When things are going smoothly they are congratulated for their good work. If any changes are necessary the “boss” recommends them.

Wednesday, July 7, 2010

Running Your Company Sometimes Means Saving Your Business

In my last few blogs I have been trying to direct more providers to join hands with the industry associations. I realize that no one can stand alone, especially during these trying times. The United States of America is still working its way out of the recession, unemployment has been hovering at a high rate (10 percent) and the government does not know where or how to find the dollars to cover all the necessary programs. Certainly, these funds should not come from the paltry reimbursements you receive for your services.

Providers call me and tell me they are aware of the situation they face, but they do not have the time to participate in anything other than running their business. So I have to ask: “Do you run your company or does the company run you?”

Look at your staff, your team members. They all should have specific spheres of interest and still know all the other phases of the operation. Each one will help take some of the load off your shoulders. They have to follow your instructions. You are the captain, they are the troops. You sign their paychecks and you have to be sure that they are earning them!

A well-run business will allow you to find the required time to attend state meetings, go to the Medtrade exhibitions, to lobby and contact your legislators and still have the ability to supervise all the details to allow your company to remain successful.

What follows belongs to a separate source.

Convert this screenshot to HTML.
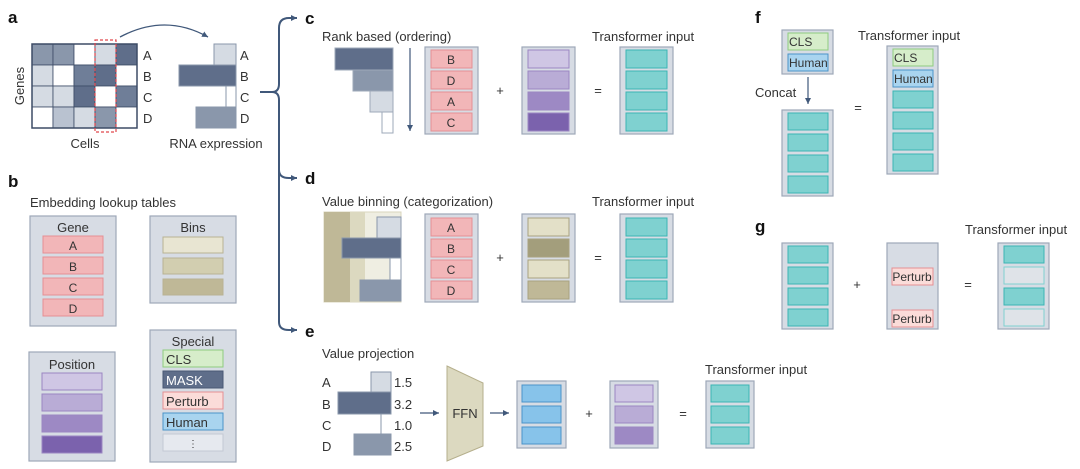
<!DOCTYPE html>
<html><head><meta charset="utf-8"><style>
html,body{margin:0;padding:0;background:#fff}
svg{display:block}
text{font-family:"Liberation Sans",sans-serif;fill:#333}
.t{font-size:13px}
.L{font-size:17px;font-weight:bold;fill:#111}
.box{fill:#d7dce4;stroke:#9ea8b8;stroke-width:1.2}
.pk{fill:#f2b6b8;stroke:#e58f93;stroke-width:1}
.tl{fill:#7fd1d0;stroke:#3bb5b3;stroke-width:1}
.s{font-size:12px;text-anchor:middle}
</style></head><body>
<svg width="1080" height="469" viewBox="0 0 1080 469" xmlns="http://www.w3.org/2000/svg">
<defs><marker id="ar" markerUnits="userSpaceOnUse" markerWidth="8" markerHeight="8" refX="6" refY="4" orient="auto"><path d="M0,1 L6,4 L0,7 z" fill="#40587a"/></marker></defs>

<!-- a -->
<text x="8" y="23" class="L">a</text>
<g stroke="#3d4c66" stroke-width="0.8">
<rect x="32" y="44" width="21" height="21" fill="#8a97ab"/><rect x="53" y="44" width="21" height="21" fill="#8a97ab"/><rect x="74" y="44" width="21" height="21" fill="#fff"/><rect x="95" y="44" width="21" height="21" fill="#d5dbe3"/><rect x="116" y="44" width="21" height="21" fill="#5f6e8a"/>
<rect x="32" y="65" width="21" height="21" fill="#d5dbe3"/><rect x="53" y="65" width="21" height="21" fill="#fff"/><rect x="74" y="65" width="21" height="21" fill="#6f7e98"/><rect x="95" y="65" width="21" height="21" fill="#5f6e8a"/><rect x="116" y="65" width="21" height="21" fill="#fff"/>
<rect x="32" y="86" width="21" height="21" fill="#d5dbe3"/><rect x="53" y="86" width="21" height="21" fill="#d5dbe3"/><rect x="74" y="86" width="21" height="21" fill="#5f6e8a"/><rect x="95" y="86" width="21" height="21" fill="#fff"/><rect x="116" y="86" width="21" height="21" fill="#6f7e98"/>
<rect x="32" y="107" width="21" height="21" fill="#fff"/><rect x="53" y="107" width="21" height="21" fill="#b9c2d0"/><rect x="74" y="107" width="21" height="21" fill="#d5dbe3"/><rect x="95" y="107" width="21" height="21" fill="#8a97ab"/><rect x="116" y="107" width="21" height="21" fill="#fff"/>
</g>
<rect x="32" y="44" width="105" height="84" fill="none" stroke="#3d4c66" stroke-width="1.5"/>
<rect x="95" y="40" width="21" height="92" fill="none" stroke="#e0474c" stroke-width="1.2" stroke-dasharray="3,2"/>
<text x="143" y="60" class="t">A</text><text x="143" y="81" class="t">B</text><text x="143" y="102" class="t">C</text><text x="143" y="123" class="t">D</text>
<text x="24" y="86" class="t" transform="rotate(-90 24 86)" text-anchor="middle">Genes</text>
<text x="85" y="148" class="t" text-anchor="middle">Cells</text>
<path d="M120,37 Q165,13 208,37" fill="none" stroke="#40587a" stroke-width="1.3" marker-end="url(#ar)"/>
<g stroke="#8a97ab" stroke-width="1">
<rect x="214" y="44" width="22" height="21" fill="#d5dbe3"/>
<rect x="179" y="65" width="57" height="21" fill="#5f6e8a"/>
<rect x="226" y="86" width="10" height="21" fill="#fff"/>
<rect x="196" y="107" width="40" height="21" fill="#8a97ab"/>
</g>
<text x="240" y="60" class="t">A</text><text x="240" y="81" class="t">B</text><text x="240" y="102" class="t">C</text><text x="240" y="123" class="t">D</text>
<text x="216" y="148" class="t" text-anchor="middle">RNA expression</text>

<!-- brace -->
<g fill="none" stroke="#40587a" stroke-width="2">
<path d="M260,92 L272,92 Q279,92 279,84 L279,28 Q279,18 289,18 L297,18" marker-end="url(#ar)"/>
<path d="M272,92 Q279,92 279,100 L279,170 Q279,178 289,178 L297,178" marker-end="url(#ar)"/>
<path d="M279,170 L279,322 Q279,330 289,330 L297,330" marker-end="url(#ar)"/>
</g>

<!-- c -->
<text x="305" y="24" class="L">c</text>
<text x="322" y="41" class="t">Rank based (ordering)</text>
<g stroke="#9ea8b8" stroke-width="1">
<rect x="335" y="48" width="58" height="22" fill="#5f6e8a"/>
<rect x="353" y="70" width="40" height="21" fill="#8a97ab"/>
<rect x="370" y="91" width="23" height="21" fill="#d5dbe3"/>
<rect x="382" y="112" width="11" height="21" fill="#fff"/>
</g>
<line x1="410" y1="48" x2="410" y2="131" stroke="#40587a" stroke-width="1.2" marker-end="url(#ar)"/>
<rect x="425" y="47" width="53" height="87" class="box"/>
<rect x="431" y="50" width="41" height="18" class="pk"/><rect x="431" y="71" width="41" height="18" class="pk"/><rect x="431" y="92" width="41" height="18" class="pk"/><rect x="431" y="113" width="41" height="18" class="pk"/>
<text x="451" y="64" class="s">B</text><text x="451" y="85" class="s">D</text><text x="451" y="106" class="s">A</text><text x="451" y="127" class="s">C</text>
<text x="500" y="95" class="t" text-anchor="middle">+</text>
<rect x="522" y="47" width="53" height="87" class="box"/>
<g stroke="#9b86c2" stroke-width="1"><rect x="528" y="50" width="41" height="18" fill="#cfc6e4"/><rect x="528" y="71" width="41" height="18" fill="#b9acd6"/><rect x="528" y="92" width="41" height="18" fill="#9d89c4"/><rect x="528" y="113" width="41" height="18" fill="#7b62ad"/></g>
<text x="598" y="95" class="t" text-anchor="middle">=</text>
<text x="592" y="41" class="t">Transformer input</text>
<rect x="620" y="47" width="53" height="87" class="box"/>
<rect x="626" y="50" width="41" height="18" class="tl"/><rect x="626" y="71" width="41" height="18" class="tl"/><rect x="626" y="92" width="41" height="18" class="tl"/><rect x="626" y="113" width="41" height="18" class="tl"/>

<!-- d -->
<text x="305" y="184" class="L">d</text>
<text x="322" y="206" class="t">Value binning (categorization)</text>
<rect x="324" y="212" width="77" height="90" fill="#efeee2" stroke="#d8d5bd"/>
<rect x="324" y="212" width="26" height="90" fill="#bfb897"/>
<rect x="350" y="212" width="15" height="90" fill="#dcd9c0"/>
<g stroke="#8a97ab" stroke-width="1">
<rect x="377" y="217" width="24" height="21" fill="#d5dbe3"/>
<rect x="342" y="238" width="59" height="20" fill="#5f6e8a"/>
<rect x="390" y="258" width="11" height="22" fill="#fff"/>
<rect x="360" y="280" width="41" height="21" fill="#8a97ab"/>
</g>
<rect x="425" y="214" width="53" height="88" class="box"/>
<rect x="431" y="218" width="41" height="18" class="pk"/><rect x="431" y="239" width="41" height="18" class="pk"/><rect x="431" y="260" width="41" height="18" class="pk"/><rect x="431" y="281" width="41" height="18" class="pk"/>
<text x="451" y="232" class="s">A</text><text x="451" y="253" class="s">B</text><text x="451" y="274" class="s">C</text><text x="451" y="295" class="s">D</text>
<text x="500" y="262" class="t" text-anchor="middle">+</text>
<rect x="522" y="214" width="53" height="88" class="box"/>
<g stroke="#a8a27f" stroke-width="1"><rect x="528" y="218" width="41" height="18" fill="#e3e0c8"/><rect x="528" y="239" width="41" height="18" fill="#a39e7c"/><rect x="528" y="260" width="41" height="18" fill="#e3e0c8"/><rect x="528" y="281" width="41" height="18" fill="#bfb897"/></g>
<text x="598" y="262" class="t" text-anchor="middle">=</text>
<text x="592" y="206" class="t">Transformer input</text>
<rect x="620" y="214" width="53" height="88" class="box"/>
<rect x="626" y="218" width="41" height="18" class="tl"/><rect x="626" y="239" width="41" height="18" class="tl"/><rect x="626" y="260" width="41" height="18" class="tl"/><rect x="626" y="281" width="41" height="18" class="tl"/>

<!-- e -->
<text x="305" y="337" class="L">e</text>
<text x="322" y="358" class="t">Value projection</text>
<text x="322" y="387" class="t">A</text><text x="322" y="409" class="t">B</text><text x="322" y="430" class="t">C</text><text x="322" y="451" class="t">D</text>
<g stroke="#8a97ab" stroke-width="1">
<rect x="371" y="372" width="20" height="20" fill="#d5dbe3"/>
<rect x="338" y="392" width="53" height="22" fill="#5f6e8a"/>
<line x1="381" y1="414" x2="381" y2="434"/>
<rect x="354" y="434" width="37" height="21" fill="#8a97ab"/>
</g>
<text x="394" y="387" class="t">1.5</text><text x="394" y="409" class="t">3.2</text><text x="394" y="430" class="t">1.0</text><text x="394" y="451" class="t">2.5</text>
<line x1="420" y1="413" x2="439" y2="413" stroke="#40587a" stroke-width="1.2" marker-end="url(#ar)"/>
<path d="M447,366 L483,383 L483,446 L447,461 Z" fill="#dcd9c0" stroke="#b5af8c"/>
<text x="465" y="418" class="t" text-anchor="middle">FFN</text>
<line x1="490" y1="413" x2="509" y2="413" stroke="#40587a" stroke-width="1.2" marker-end="url(#ar)"/>
<rect x="517" y="381" width="49" height="67" class="box"/>
<g fill="#87c3ea" stroke="#4b93c9"><rect x="522" y="385" width="39" height="17"/><rect x="522" y="406" width="39" height="17"/><rect x="522" y="427" width="39" height="17"/></g>
<text x="589" y="418" class="t" text-anchor="middle">+</text>
<rect x="610" y="381" width="48" height="67" class="box"/>
<g stroke="#9b86c2"><rect x="615" y="385" width="38" height="17" fill="#cfc6e4"/><rect x="615" y="406" width="38" height="17" fill="#b9acd6"/><rect x="615" y="427" width="38" height="17" fill="#9d89c4"/></g>
<text x="683" y="418" class="t" text-anchor="middle">=</text>
<text x="705" y="374" class="t">Transformer input</text>
<rect x="706" y="381" width="48" height="67" class="box"/>
<rect x="711" y="385" width="38" height="17" class="tl"/><rect x="711" y="406" width="38" height="17" class="tl"/><rect x="711" y="427" width="38" height="17" class="tl"/>

<!-- b -->
<text x="8" y="187" class="L">b</text>
<text x="30" y="207" class="t">Embedding lookup tables</text>
<rect x="30" y="216" width="86" height="110" class="box"/>
<text x="73" y="232" class="t" text-anchor="middle">Gene</text>
<rect x="43" y="236" width="60" height="17" class="pk"/><rect x="43" y="257" width="60" height="17" class="pk"/><rect x="43" y="278" width="60" height="17" class="pk"/><rect x="43" y="299" width="60" height="17" class="pk"/>
<text x="73" y="250" class="s">A</text><text x="73" y="271" class="s">B</text><text x="73" y="292" class="s">C</text><text x="73" y="313" class="s">D</text>
<rect x="150" y="216" width="86" height="87" class="box"/>
<text x="193" y="232" class="t" text-anchor="middle">Bins</text>
<g stroke="#b8b293"><rect x="163" y="237" width="60" height="16" fill="#e8e5d2"/><rect x="163" y="258" width="60" height="16" fill="#d2ceb0"/><rect x="163" y="279" width="60" height="16" fill="#bfb897"/></g>
<rect x="29" y="352" width="86" height="109" class="box"/>
<text x="72" y="369" class="t" text-anchor="middle">Position</text>
<g stroke="#9b86c2"><rect x="42" y="373" width="60" height="17" fill="#cfc6e4"/><rect x="42" y="394" width="60" height="17" fill="#b9acd6"/><rect x="42" y="415" width="60" height="17" fill="#9d89c4"/><rect x="42" y="436" width="60" height="17" fill="#7b62ad"/></g>
<rect x="150" y="330" width="86" height="132" class="box"/>
<text x="193" y="346" class="t" text-anchor="middle">Special</text>
<rect x="163" y="350" width="60" height="17" fill="#d6edca" stroke="#8fcc7f"/>
<rect x="163" y="371" width="60" height="17" fill="#5f6e8a" stroke="#4a5874"/>
<rect x="163" y="392" width="60" height="17" fill="#fbdcd9" stroke="#e58f93"/>
<rect x="163" y="413" width="60" height="17" fill="#a9d4ef" stroke="#4b93c9"/>
<rect x="163" y="434" width="60" height="17" fill="#e6e9ef" stroke="#c3c9d3"/>
<text x="166" y="364" class="t">CLS</text>
<text x="166" y="385" class="t" style="fill:#fff">MASK</text>
<text x="166" y="406" class="t">Perturb</text>
<text x="166" y="427" class="t">Human</text>
<text x="193" y="447" class="s" style="font-size:10px">⋮</text>

<!-- f -->
<text x="755" y="23" class="L">f</text>
<rect x="782" y="30" width="51" height="44" class="box"/>
<rect x="788" y="33" width="40" height="17" fill="#d6edca" stroke="#8fcc7f"/>
<rect x="788" y="54" width="40" height="17" fill="#a9d4ef" stroke="#4b93c9"/>
<text x="789" y="46" class="t" style="font-size:12px">CLS</text>
<text x="789" y="67" class="t" style="font-size:12px">Human</text>
<line x1="808" y1="77" x2="808" y2="104" stroke="#40587a" stroke-width="1.2" marker-end="url(#ar)"/>
<text x="755" y="97" class="t">Concat</text>
<rect x="782" y="110" width="51" height="86" class="box"/>
<rect x="788" y="113" width="40" height="17" class="tl"/><rect x="788" y="134" width="40" height="17" class="tl"/><rect x="788" y="155" width="40" height="17" class="tl"/><rect x="788" y="176" width="40" height="17" class="tl"/>
<text x="858" y="112" class="t" text-anchor="middle">=</text>
<text x="858" y="40" class="t">Transformer input</text>
<rect x="887" y="46" width="51" height="128" class="box"/>
<rect x="893" y="49" width="40" height="17" fill="#d6edca" stroke="#8fcc7f"/>
<rect x="893" y="70" width="40" height="17" fill="#a9d4ef" stroke="#4b93c9"/>
<text x="894" y="62" class="t" style="font-size:12px">CLS</text>
<text x="894" y="83" class="t" style="font-size:12px">Human</text>
<rect x="893" y="91" width="40" height="17" class="tl"/><rect x="893" y="112" width="40" height="17" class="tl"/><rect x="893" y="133" width="40" height="17" class="tl"/><rect x="893" y="154" width="40" height="17" class="tl"/>

<!-- g -->
<text x="755" y="232" class="L">g</text>
<rect x="782" y="243" width="51" height="86" class="box"/>
<rect x="788" y="246" width="40" height="17" class="tl"/><rect x="788" y="267" width="40" height="17" class="tl"/><rect x="788" y="288" width="40" height="17" class="tl"/><rect x="788" y="309" width="40" height="17" class="tl"/>
<text x="857" y="289" class="t" text-anchor="middle">+</text>
<rect x="887" y="243" width="51" height="86" class="box"/>
<rect x="892" y="268" width="41" height="17" fill="#fbdcd9" stroke="#e58f93"/>
<rect x="892" y="310" width="41" height="17" fill="#fbdcd9" stroke="#e58f93"/>
<text x="912" y="281" class="s">Perturb</text>
<text x="912" y="323" class="s">Perturb</text>
<text x="968" y="289" class="t" text-anchor="middle">=</text>
<text x="965" y="234" class="t">Transformer input</text>
<rect x="998" y="243" width="51" height="86" class="box"/>
<rect x="1004" y="246" width="40" height="17" class="tl"/>
<rect x="1004" y="267" width="40" height="17" fill="#dfe3e8" stroke="#7fd1d0"/>
<rect x="1004" y="288" width="40" height="17" class="tl"/>
<rect x="1004" y="309" width="40" height="17" fill="#dfe3e8" stroke="#7fd1d0"/>
</svg>
</body></html>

To help fight the many wars our industry faces the necessity for the national and the state associations should be readily recognized. Without the support of the industry and the necessary funds, providers face a dire future. But, with your backing, they will fight for you, provide the tools that you and your customers can use, and help find a solution to many of the difficulties we face. So please, make your voice heard, join. Join now!

It Doesn't Add Up

Just how much profit does CMS think the average provider makes on any transaction? You purchase an item for 75 cents and sell it for $1.25, which shows a 40 percent gross profit. But does that mean there is 50 cents left to run the operation? Heck, no!

This is not the way to determine how much the provider earns on each business deal. I had a meeting with a major accounting firm that specializes in home care and pharmacy locations. They told me that normal business expenses for similar operations average between 31 and 36 percent of the sales. Every time a provider opens the door to the operation, his costs do not change! The figures above leave behind about 5 percent, only a nickel remains from each dollar of a sale. So if they take 32 percent from the $1.25, how much is left to run the business, draw a salary and stay in business? This leaves only about 18 percent gross profit. It does not provide any funds for the services that HME providers are used to providing pro-bono.

I realize the reductions are for specific DME items. I saw their spreadsheet for oxygen concentrators, hospital beds and diabetic supplies. I tried to gather some figures for orthotic and prosthetic devices. How many dealers can run their operations without sufficient profits to maintain the company?

The CMS bid evaluation “ensures” that there will be enough suppliers to meet the needs of the beneficiaries. Just how many well-run companies, supporting their families and those of their employees, giving superb service, will be forced to close? How many senior citizens and their family caregivers will be required to go elsewhere? These patients will lose the level of care they have been receiving and the “winners” will not be in a position to provide the best service to their patients.

It is never too late to fight back! It may be more difficult but when your future is at stake, you have no choice but to make yourself heard. As I have stated many times, you cannot stand alone. But AAHomecare, NAIMES, the state associations, the buying groups (VGM, MED, etc.) all have to work together. You have to become a member and provide the funds they need to fight your battle. If not, your tomorrow will be very dismal.